Policymakers should prepare and send to Congress a policy statement not unlike the reports prepared and forwarded under the War Powers Act before or soon after a sanction is put in place. Such “impact” statements should be clear as to the purpose of the sanction; the required legal and/or political authority; the expected impact on the target, including possible retaliatory steps; the probable humanitarian consequences and what is being done to minimize them; the expected costs to the United States; prospects for enforcing the sanction; the degree of international support or opposition that can be anticipated; and an exit strategy, i.e., the criteria for lifting the sanction. In addition, policymakers should be able to explain why a particular sanction was selected as opposed to other sanctions or other policies altogether. If need be, portions of this report could be classified secret if this were required to avoid providing information that would be useful to the target.

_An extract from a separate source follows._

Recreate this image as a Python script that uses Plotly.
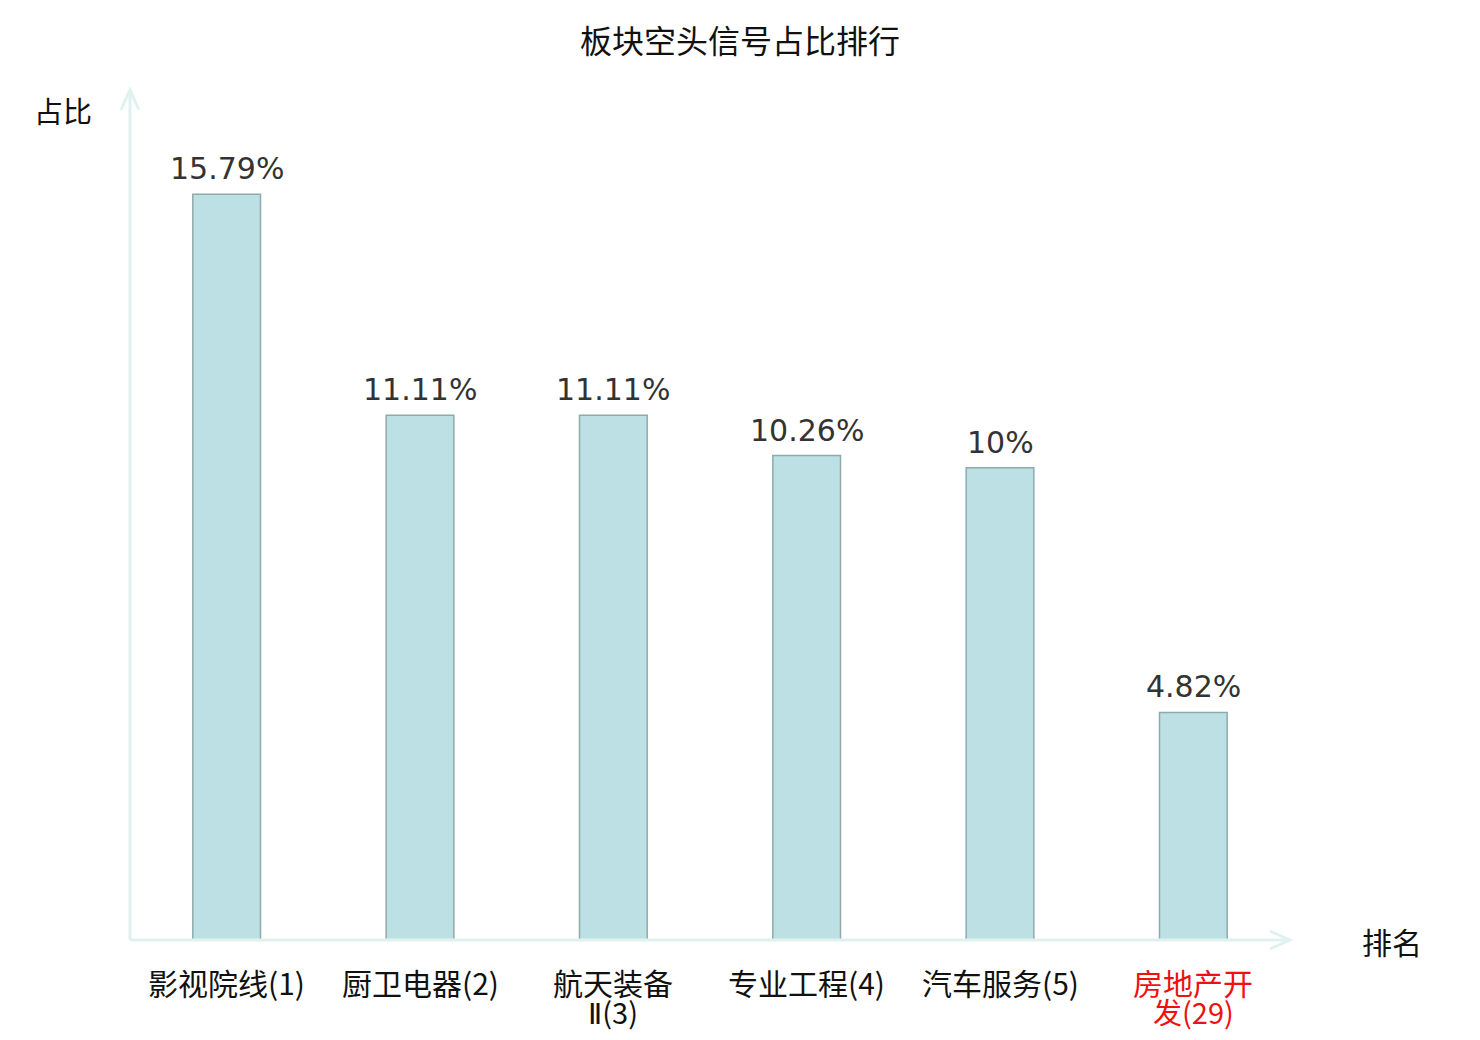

Any sanction initiated by Congress should be approved only after hearings in the relevant committees carefully considered the matter, thereby allowing members being asked to vote to refer to a report accompanying the proposed legislation that addresses these same questions. Similar reports measuring the actual costs and benefits of sanctions should be required thereafter on an annual basis. Congress should press the intelligence community to devote additional resources to this subject so that policymakers receive greater information as well as assessment highlighting the potential as well as actual impact of particular sanctions.
Reports along these lines would introduce much needed rigor into the sanctions decision-making process. Still, there is no quick fix to the sanctions problem. Legislation that would introduce greater scrutiny of sanctions before and after their introduction is desirable. Greater executive activism and discretion would also help. The Clinton administration can be faulted for its failure to veto laws calling for secondary sanctions and for its haste in implementing sanctions triggered by India’s and Pakistan’s nuclear tests.
This said, the challenge goes beyond improving sanctions, something that will tend to make them narrower and less unilateral. The more fundamental question is one of the selection of the most appropriate foreign policy tool to deal with a particular challenge. Sanctions of any sort must be weighed against the likely costs and benefits of military action, covert programs, and both public and private diplomacy.
Sometimes it will be better to use military force. This was the lesson of Desert Storm and Bosnia—and may yet prove to be the lesson of Kosovo. Cuba is also worth considering in this context. Rather than tighten sanctions (which increased the misery of the Cuban people) and go along with Congress’s introduction of secondary sanctions against U.S. allies, the Clinton Administration might have been wiser to launch a cruise missile salvo to take out the MIGs that shot down the unarmed plane flown by Cuban exiles.
In other instances, focused sanctions appear attractive. A more appropriate response to India’s and Pakistan’s nuclear tests would have been export controls designed to slow missile and nuclear bomb development and deployment. With Haiti, narrow sanctions aimed at the illegitimate leadership would not have triggered the human exodus that pressured the Administration into an armed intervention that could have proved extremely costly. Differences with Russia and China over their technology and weapons exports would best be dealt with by narrow sanctions. This said, sanctions will not be able to carry the full burden on non-proliferation policy, and policy tools ranging from preventive attacks on rogue state facilities, a stronger IAEA, and more robust defenses will need to be considered. The principal alternative to economic sanctions, however, is best described as conditional engagement, i.e., a mix of narrow sanctions and political and economic interactions that are limited and made conditional on specified behavioral changes. A package of incentives tied to specific actions has helped manage North Korea’s nuclear ambitions. Such a “road map” approach also might prove effective with Cuba and with Iran.
What these examples make clear is that there is no tool that is always preferable to sanctions, any more than sanctions themselves offer a universal answer. But the trend is clear. While there will be those instances in which sanctions can help, either alone or more likely in conjunction with other tools, recent history strongly suggests that the potential of sanctions to contribute to American foreign policy will be modest—and that asking more of them than that promises to be counter-productive.